In your opinion, what are the essentials of good fiction?
Wouldn’t I be directing a writing program of some sort or raking in the dough some other way if I had the answer to this?! I only know what I like and don’t in a story. I hate, I absolutely HATE stories that are neat and well crafted. When I read a review that says that the writing is “pitch-perfect” I can rest assured that I don’t have to read the book, that it is going to drive me bats with its self-conscious perfections. Sometimes the language can be beautiful, the observations erudite and worthy, and the story still feel like pre-packaged deli meat. I like stories that are edgy and untethered and reveal flashes of gut. I want to feel that the narrator is bursting with the emotional weight of a story, but that the story is one beat ahead of the telling so that it comes out a little messy. I want to feel that there was this story, waiting, until the right person came along to reveal it. The story should be in control, not the writer. Which is not to say that I have mastered the art of writing such stories, only that I love them and aspire to having the good fortune to catch those kinds of stories down the line.

What kinds of books do you read nowadays? Any particular genre, and why?

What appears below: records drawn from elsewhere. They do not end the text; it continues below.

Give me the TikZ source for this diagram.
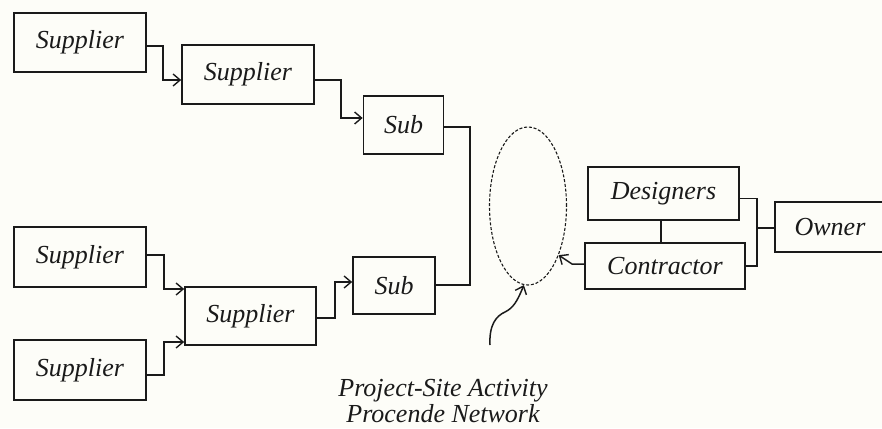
\documentclass[tikz,border=0pt]{standalone}
\usepackage{fontspec}
\setmainfont{Liberation Serif}
\usetikzlibrary{arrows.meta,shapes.geometric}
\definecolor{paper}{HTML}{FDFDF8}
\definecolor{ink}{HTML}{1A1A1A}
\begin{document}
\begin{tikzpicture}[x=1pt,y=-1pt,
  box/.style={draw=ink,line width=1.7pt,fill=paper,inner sep=0pt,
    font=\fontsize{26}{28}\selectfont\itshape,text=ink},
  conn/.style={draw=ink,line width=1.5pt},
  tip/.style={-{Straight Barb[length=7pt,width=12pt,line width=1.4pt]}}]
\fill[paper] (0,0) rectangle (882,428);
\useasboundingbox (0,0) rectangle (882,428);

% supplier chain, upper branch
\node[box,minimum width=132,minimum height=59] (s1) at (80,42.5) {Supplier};
\node[box,minimum width=132,minimum height=59] (s2) at (248,74.5) {Supplier};
\node[box,minimum width=80,minimum height=58] (sub1) at (403.5,125) {Sub};

% supplier chain, lower branch
\node[box,minimum width=132,minimum height=60] (s3) at (80,257) {Supplier};
\node[box,minimum width=132,minimum height=60] (s4) at (80,370) {Supplier};
\node[box,minimum width=131,minimum height=58] (s5) at (250.5,316) {Supplier};
\node[box,minimum width=82,minimum height=57] (sub2) at (394,285.5) {Sub};

% project site and its parties
\node[draw=ink,dash pattern=on 3pt off 1.8pt,line width=1.1pt,ellipse,
  minimum width=77,minimum height=158,inner sep=0pt] (site) at (528,206) {};
\node[box,minimum width=151,minimum height=53] (des) at (663.5,193.5) {Designers};
\node[box,minimum width=160,minimum height=46] (con) at (665,266) {Contractor};
\node[box,minimum width=110,minimum height=50] (own) at (830,227) {Owner};

\node[font=\fontsize{26}{26}\selectfont\itshape,text=ink,align=center,inner sep=0pt]
  (lbl) at (443,401) {Project-Site Activity\\Procende Network};

% upper branch connectors
\draw[conn,tip] (s1.east |- 0,46) -- (163,46) |- (s2.west |- 0,80);
\draw[conn,tip] (s2.east |- 0,80) -- (341,80) |- (sub1.west |- 0,118);

% lower branch connectors
\draw[conn,tip] (s3.east |- 0,255) -- (164,255) |- (s5.west |- 0,289);
\draw[conn,tip] (s4.east |- 0,375) -- (164,375) |- (s5.west |- 0,342);
\draw[conn,tip] (s5.east |- 0,318) -- (335,318) |- (sub2.west |- 0,282);

% the two sub branches join
\coordinate (join) at (470,127);
\draw[conn] (sub1.east |- 0,127) -- (join) |- (sub2.east |- 0,285);

% designers / contractor / owner links
\draw[conn] (des.south -| 661,0) -- (con.north -| 661,0);
\draw[conn,line width=1pt] (des.east |- 0,198) -- (757,198);
\draw[conn] (con.east |- 0,266) -- (757,266) -- (757,198);
\draw[conn] (757,228) -- (own.west |- 0,228);

% contractor into the site
\draw[conn,tip] (con.west |- 0,264) -- (572,264) -- (site.-58);

% label pointer
\draw[conn,tip] (490,345) .. controls (489,325) and (496,316) .. (505,312)
  .. controls (513,308) and (517,302) .. (site.-93);
\end{tikzpicture}
\end{document}
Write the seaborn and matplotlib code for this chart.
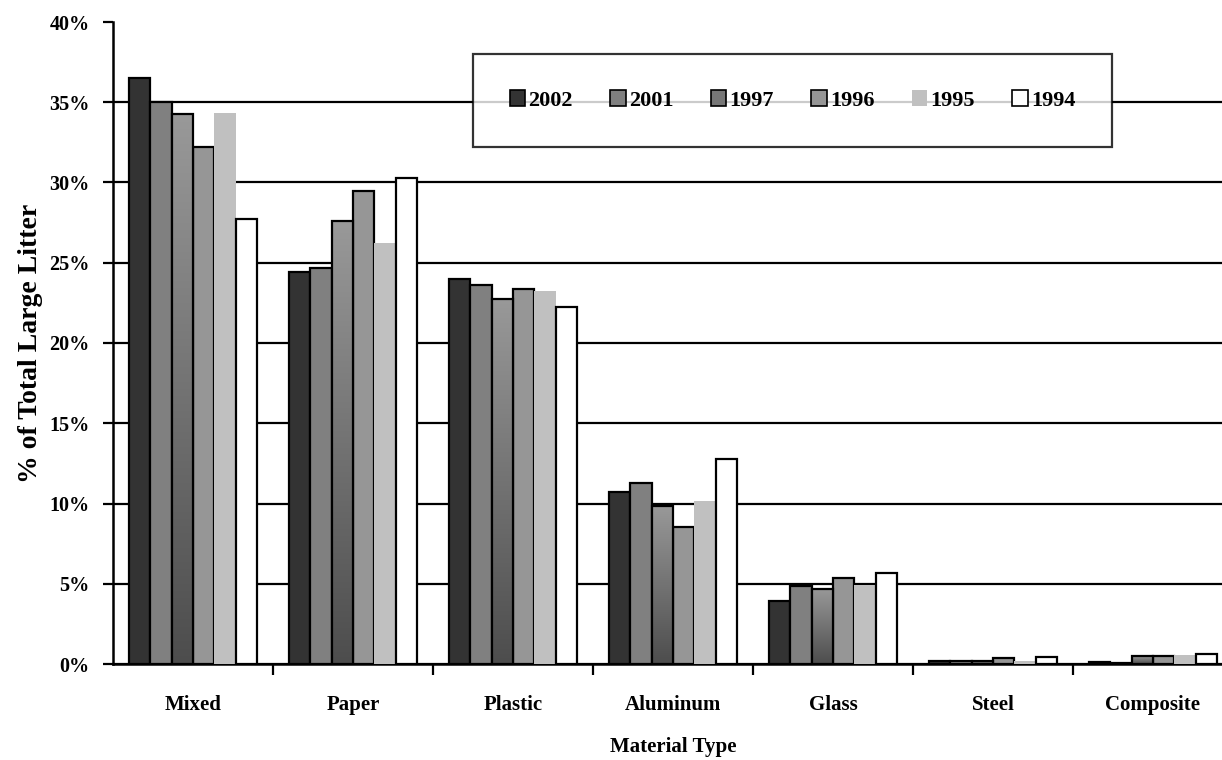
import numpy as np
import pandas as pd
import matplotlib
matplotlib.use("Agg")
import matplotlib.pyplot as plt
import seaborn as sns
from matplotlib.ticker import PercentFormatter, FixedLocator
from matplotlib.colors import LinearSegmentedColormap
from matplotlib.patches import Patch

# Share of total large litter by material type, per survey year (percent)
materials = ["Mixed", "Paper", "Plastic", "Aluminum", "Glass", "Steel", "Composite"]
years = ["2002", "2001", "1997", "1996", "1995", "1994"]
pct_2002 = [36.5, 24.4, 24.0, 10.7, 3.95, 0.20, 0.10]
pct_2001 = [35.0, 24.65, 23.6, 11.3, 4.85, 0.20, 0.05]
pct_1997 = [34.25, 27.6, 22.75, 9.85, 4.7, 0.20, 0.48]
pct_1996 = [32.2, 29.5, 23.35, 8.55, 5.35, 0.35, 0.48]
pct_1995 = [34.35, 26.2, 23.25, 10.15, 4.95, 0.20, 0.56]
pct_1994 = [27.75, 30.25, 22.25, 12.8, 5.7, 0.45, 0.60]

series = dict(zip(years, [pct_2002, pct_2001, pct_1997, pct_1996, pct_1995, pct_1994]))
df = pd.DataFrame(
    [(m, y, v / 100.0) for y, vals in series.items() for m, v in zip(materials, vals)],
    columns=["material", "year", "share"],
)

colors = {"2002": "#333333", "2001": "#808080", "1997": "#777777",
          "1996": "#969696", "1995": "#c0c0c0", "1994": "#ffffff"}

sns.set_theme(style="white")
plt.rcParams["font.family"] = ["Liberation Serif", "DejaVu Serif"]
plt.rcParams["font.weight"] = "bold"
plt.rcParams["text.color"] = "black"
plt.rcParams["axes.labelcolor"] = "black"

fig = plt.figure(figsize=(12.22, 7.60), dpi=100)
ax = fig.add_axes([113 / 1222, 96 / 760, 1120 / 1222, 642 / 760])

sns.barplot(data=df, x="material", y="share", hue="year", hue_order=years,
            order=materials, palette=colors, width=0.8, saturation=1,
            edgecolor="black", linewidth=1.6, ax=ax, legend=False, zorder=3)

# Light bars (1995) have no outline; 1997 bars get a vertical shade
grad = LinearSegmentedColormap.from_list("shade", ["#4d4d4d", "#999999"])
for year, cont in zip(years, ax.containers):
    for bar in cont:
        if year == "1995":
            bar.set_edgecolor("none")
        elif year == "1997":
            x0, y0 = bar.get_x(), bar.get_y()
            w, h = bar.get_width(), bar.get_height()
            img = ax.imshow(np.linspace(0, 1, 256).reshape(-1, 1), cmap=grad,
                            origin="lower", aspect="auto",
                            extent=[x0, x0 + w, y0, y0 + h], zorder=3)
            img.set_clip_path(bar)
            bar.set_facecolor("none")
            bar.set_zorder(4)

ax.set_xlim(-0.5, len(materials) - 0.5)
ax.set_ylim(0, 0.40)
ax.set_aspect("auto")
ax.yaxis.set_major_locator(FixedLocator(np.arange(0, 0.401, 0.05)))
ax.yaxis.set_major_formatter(PercentFormatter(1.0, decimals=0))

# Horizontal gridlines
ax.yaxis.grid(True, color="black", linewidth=1.6, zorder=0)
ax.set_axisbelow(True)
ax.yaxis.get_gridlines()[-1].set_visible(False)

for side in ["top", "right"]:
    ax.spines[side].set_visible(False)
for side in ["left", "bottom"]:
    ax.spines[side].set_color("black")
    ax.spines[side].set_linewidth(1.8)

ax.tick_params(axis="y", which="major", direction="out", length=7, width=1.6,
               color="black", left=True, labelsize=14.5, pad=10)
ax.tick_params(axis="x", which="major", length=0, labelsize=15, pad=22)
ax.xaxis.set_minor_locator(FixedLocator(np.arange(0.5, len(materials) - 1, 1.0)))
ax.tick_params(axis="x", which="minor", direction="out", length=8, width=1.6,
               color="black", bottom=True)
for lbl in ax.get_xticklabels() + ax.get_yticklabels():
    lbl.set_fontweight("bold")
    lbl.set_color("black")

ax.set_xlabel("Material Type", fontsize=15, fontweight="bold", labelpad=16,
              color="black")
ax.set_ylabel("% of Total Large Litter", fontsize=20, fontweight="bold",
              labelpad=4, color="black")

# Legend in a framed box across the upper area
handles = [Patch(facecolor=colors[y], edgecolor="none" if y == "1995" else "black",
                 linewidth=1.2, label=y) for y in years]
leg = fig.legend(handles=handles, loc="center", ncol=6,
                 bbox_to_anchor=(473 / 1222, 1 - 148 / 760, 639 / 1222, 95 / 760),
                 mode="expand", borderaxespad=0, borderpad=1.65,
                 handlelength=0.7, handleheight=0.7, handletextpad=0.15,
                 fancybox=False, frameon=True,
                 prop={"family": "Liberation Serif", "weight": "bold", "size": 16})
leg.get_frame().set_edgecolor("black")
leg.get_frame().set_linewidth(1.6)
for t in leg.get_texts():
    t.set_color("black")

fig.savefig("out.png", dpi=100)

I don’t read genre fiction (fantasy, romance, science fiction, etc.), but otherwise I read everything. Journals, magazines, newspapers, short fiction, novellas and novels, poetry and nonfiction. I read the text on paper cups, advertisements for summer camps, flyers for performances, bulletin boards, elevator maintenance certificates, everything. It so happens that most of what I’m reading now is the work of good friends; it is a wonderful feeling to share this space (of publications, first books, readings) with them. Right now I’m reading more and more collections of short stories in an effort to write better stories. I am a huge fan of short stories. With regard to that, Andrew Scott’s effort to get word out about short stories via his online site, Andrew’s Book Club, is a laudable thing. There isn’t enough push behind short stories but every writer loves reading them!